§ **What to do**: For every line in the data below that contains "this", copy the line.

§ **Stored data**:
# # # # #

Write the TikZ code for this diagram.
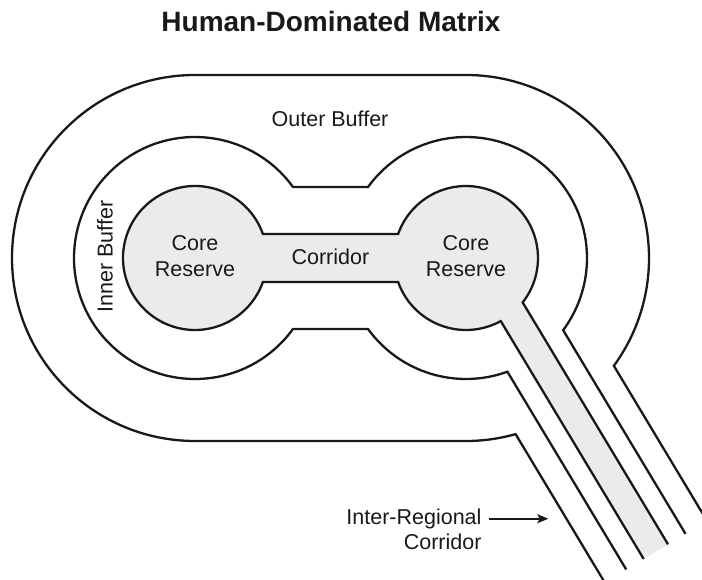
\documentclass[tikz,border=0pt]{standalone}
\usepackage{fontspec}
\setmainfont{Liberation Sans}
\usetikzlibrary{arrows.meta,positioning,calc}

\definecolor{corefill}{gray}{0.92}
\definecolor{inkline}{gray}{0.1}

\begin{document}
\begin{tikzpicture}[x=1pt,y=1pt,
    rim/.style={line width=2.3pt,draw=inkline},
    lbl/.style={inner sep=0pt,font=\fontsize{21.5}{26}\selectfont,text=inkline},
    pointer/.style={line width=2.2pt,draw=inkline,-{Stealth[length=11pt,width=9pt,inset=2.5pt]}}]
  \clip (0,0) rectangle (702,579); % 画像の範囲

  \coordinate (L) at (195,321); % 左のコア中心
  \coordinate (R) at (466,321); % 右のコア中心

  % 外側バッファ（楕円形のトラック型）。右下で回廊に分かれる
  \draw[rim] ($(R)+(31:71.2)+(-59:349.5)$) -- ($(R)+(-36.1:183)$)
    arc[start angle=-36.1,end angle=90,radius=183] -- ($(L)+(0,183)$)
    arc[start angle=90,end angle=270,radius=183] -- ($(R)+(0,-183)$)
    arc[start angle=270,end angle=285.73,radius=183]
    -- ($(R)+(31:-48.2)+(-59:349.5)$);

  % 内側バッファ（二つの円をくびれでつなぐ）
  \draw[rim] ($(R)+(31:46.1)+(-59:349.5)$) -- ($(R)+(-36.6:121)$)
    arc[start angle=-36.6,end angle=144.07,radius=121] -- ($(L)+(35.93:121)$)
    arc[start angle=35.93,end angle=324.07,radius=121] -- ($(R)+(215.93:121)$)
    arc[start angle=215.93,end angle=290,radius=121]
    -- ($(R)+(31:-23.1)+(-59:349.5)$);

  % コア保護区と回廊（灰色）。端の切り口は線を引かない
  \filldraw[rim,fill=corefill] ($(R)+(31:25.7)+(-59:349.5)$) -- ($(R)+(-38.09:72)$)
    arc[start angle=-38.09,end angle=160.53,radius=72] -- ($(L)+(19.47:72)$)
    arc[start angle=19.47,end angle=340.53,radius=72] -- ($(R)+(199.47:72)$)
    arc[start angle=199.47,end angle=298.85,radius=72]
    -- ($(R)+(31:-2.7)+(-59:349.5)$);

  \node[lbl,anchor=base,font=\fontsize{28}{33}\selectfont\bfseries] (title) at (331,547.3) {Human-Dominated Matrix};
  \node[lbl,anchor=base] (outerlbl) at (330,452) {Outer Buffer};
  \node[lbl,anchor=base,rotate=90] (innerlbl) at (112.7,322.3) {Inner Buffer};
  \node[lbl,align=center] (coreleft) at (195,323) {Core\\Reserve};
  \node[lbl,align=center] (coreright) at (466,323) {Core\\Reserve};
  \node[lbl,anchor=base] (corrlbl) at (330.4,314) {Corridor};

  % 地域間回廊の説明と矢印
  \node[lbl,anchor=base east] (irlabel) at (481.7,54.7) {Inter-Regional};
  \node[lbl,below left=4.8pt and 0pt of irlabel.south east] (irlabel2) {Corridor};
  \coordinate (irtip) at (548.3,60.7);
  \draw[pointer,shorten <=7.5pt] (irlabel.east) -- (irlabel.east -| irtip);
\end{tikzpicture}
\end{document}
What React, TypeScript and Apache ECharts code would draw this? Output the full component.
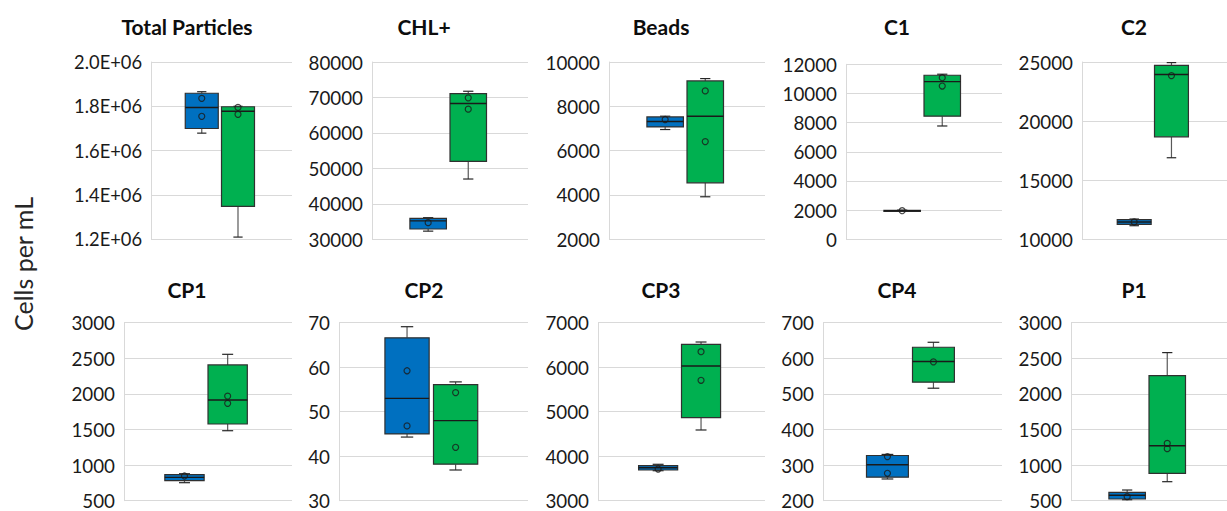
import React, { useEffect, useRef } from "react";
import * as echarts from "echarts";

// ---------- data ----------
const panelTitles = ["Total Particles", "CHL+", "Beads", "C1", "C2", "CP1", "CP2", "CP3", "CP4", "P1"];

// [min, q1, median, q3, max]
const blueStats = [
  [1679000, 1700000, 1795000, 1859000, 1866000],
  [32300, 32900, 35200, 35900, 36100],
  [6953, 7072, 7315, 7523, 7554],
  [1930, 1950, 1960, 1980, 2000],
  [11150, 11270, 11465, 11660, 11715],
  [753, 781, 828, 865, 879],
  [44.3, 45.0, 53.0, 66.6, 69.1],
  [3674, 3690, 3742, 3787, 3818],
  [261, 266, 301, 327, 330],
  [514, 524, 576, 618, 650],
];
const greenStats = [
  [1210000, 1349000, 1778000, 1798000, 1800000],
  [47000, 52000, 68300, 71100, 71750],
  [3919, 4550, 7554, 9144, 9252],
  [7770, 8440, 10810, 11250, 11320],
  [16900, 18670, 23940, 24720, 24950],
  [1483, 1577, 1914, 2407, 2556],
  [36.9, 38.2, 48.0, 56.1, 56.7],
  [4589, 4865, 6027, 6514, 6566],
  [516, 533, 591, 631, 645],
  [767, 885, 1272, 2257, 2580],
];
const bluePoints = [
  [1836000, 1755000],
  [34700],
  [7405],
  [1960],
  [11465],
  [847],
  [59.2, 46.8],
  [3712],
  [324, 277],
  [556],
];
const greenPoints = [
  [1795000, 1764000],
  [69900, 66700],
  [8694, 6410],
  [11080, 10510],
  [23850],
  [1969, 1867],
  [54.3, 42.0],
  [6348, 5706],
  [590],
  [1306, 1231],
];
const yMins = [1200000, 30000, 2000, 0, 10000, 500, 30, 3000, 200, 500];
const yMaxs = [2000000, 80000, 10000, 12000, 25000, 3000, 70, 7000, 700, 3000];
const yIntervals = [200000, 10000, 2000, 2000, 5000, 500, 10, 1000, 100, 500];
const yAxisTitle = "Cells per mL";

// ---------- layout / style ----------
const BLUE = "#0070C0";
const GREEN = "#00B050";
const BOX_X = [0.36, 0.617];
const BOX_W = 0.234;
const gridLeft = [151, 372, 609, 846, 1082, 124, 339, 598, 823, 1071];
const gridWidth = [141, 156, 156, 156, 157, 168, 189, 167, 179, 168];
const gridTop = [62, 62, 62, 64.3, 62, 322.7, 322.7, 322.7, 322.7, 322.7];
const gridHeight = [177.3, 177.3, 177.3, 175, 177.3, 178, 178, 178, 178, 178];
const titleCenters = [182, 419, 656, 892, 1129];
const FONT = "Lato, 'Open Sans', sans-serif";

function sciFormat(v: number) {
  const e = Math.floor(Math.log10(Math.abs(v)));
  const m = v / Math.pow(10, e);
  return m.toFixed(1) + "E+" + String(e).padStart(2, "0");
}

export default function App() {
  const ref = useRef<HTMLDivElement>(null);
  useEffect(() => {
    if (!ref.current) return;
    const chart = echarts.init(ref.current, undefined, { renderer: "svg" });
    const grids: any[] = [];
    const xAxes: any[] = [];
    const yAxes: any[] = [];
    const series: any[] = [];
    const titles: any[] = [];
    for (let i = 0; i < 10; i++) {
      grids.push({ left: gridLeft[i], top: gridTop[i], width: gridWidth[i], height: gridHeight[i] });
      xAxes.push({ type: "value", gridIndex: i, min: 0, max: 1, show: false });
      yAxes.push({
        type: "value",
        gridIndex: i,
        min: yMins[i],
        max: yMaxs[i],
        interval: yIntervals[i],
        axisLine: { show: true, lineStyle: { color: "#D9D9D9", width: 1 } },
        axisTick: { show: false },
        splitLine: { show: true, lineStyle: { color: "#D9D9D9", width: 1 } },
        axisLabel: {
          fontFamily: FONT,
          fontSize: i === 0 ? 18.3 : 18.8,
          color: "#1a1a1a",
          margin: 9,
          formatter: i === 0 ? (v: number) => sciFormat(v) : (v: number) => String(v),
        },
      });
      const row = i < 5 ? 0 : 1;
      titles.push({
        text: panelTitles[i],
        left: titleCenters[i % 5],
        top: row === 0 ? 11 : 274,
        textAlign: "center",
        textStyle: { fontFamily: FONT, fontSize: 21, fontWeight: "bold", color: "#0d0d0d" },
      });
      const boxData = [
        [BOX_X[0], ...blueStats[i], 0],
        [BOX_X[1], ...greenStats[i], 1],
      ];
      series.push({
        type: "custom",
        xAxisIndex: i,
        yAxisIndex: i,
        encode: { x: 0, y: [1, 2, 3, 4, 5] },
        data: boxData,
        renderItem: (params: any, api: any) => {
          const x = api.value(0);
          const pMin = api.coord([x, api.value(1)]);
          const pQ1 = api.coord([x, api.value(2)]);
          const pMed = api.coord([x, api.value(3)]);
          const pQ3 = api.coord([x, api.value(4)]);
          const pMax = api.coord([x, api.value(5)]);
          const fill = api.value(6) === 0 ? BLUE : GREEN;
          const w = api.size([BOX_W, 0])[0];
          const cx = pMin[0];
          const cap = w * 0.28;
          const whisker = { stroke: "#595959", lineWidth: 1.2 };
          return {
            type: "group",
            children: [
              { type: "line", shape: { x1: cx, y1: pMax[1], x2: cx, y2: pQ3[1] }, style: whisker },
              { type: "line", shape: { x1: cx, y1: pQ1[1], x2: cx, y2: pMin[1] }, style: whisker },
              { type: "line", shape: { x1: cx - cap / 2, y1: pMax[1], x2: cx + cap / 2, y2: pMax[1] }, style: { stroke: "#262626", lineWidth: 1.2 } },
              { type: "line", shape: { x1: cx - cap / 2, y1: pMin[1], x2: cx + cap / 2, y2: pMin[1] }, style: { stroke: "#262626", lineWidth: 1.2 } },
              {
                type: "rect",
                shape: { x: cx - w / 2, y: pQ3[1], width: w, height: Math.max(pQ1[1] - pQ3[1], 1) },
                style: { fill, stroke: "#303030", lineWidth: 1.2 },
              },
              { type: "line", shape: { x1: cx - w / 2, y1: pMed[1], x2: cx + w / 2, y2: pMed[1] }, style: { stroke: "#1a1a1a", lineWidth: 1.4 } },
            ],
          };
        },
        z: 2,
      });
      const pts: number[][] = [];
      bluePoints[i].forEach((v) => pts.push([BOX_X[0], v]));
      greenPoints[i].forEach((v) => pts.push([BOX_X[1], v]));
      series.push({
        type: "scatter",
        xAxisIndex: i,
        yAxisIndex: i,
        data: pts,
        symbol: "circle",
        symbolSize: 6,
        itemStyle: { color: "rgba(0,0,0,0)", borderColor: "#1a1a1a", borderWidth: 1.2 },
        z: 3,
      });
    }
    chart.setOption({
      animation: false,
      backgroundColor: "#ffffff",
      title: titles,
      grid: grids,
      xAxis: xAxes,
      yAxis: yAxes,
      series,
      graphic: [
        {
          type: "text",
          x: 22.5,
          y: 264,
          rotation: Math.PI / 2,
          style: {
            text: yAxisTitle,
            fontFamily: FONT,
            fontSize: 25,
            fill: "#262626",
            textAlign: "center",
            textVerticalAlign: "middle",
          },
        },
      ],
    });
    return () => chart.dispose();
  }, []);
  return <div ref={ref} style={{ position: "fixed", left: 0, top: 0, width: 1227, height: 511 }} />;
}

# # # # #

§ **Response**:
Write the TikZ code for this diagram.
What React, TypeScript and Apache ECharts code would draw this? Output the full component.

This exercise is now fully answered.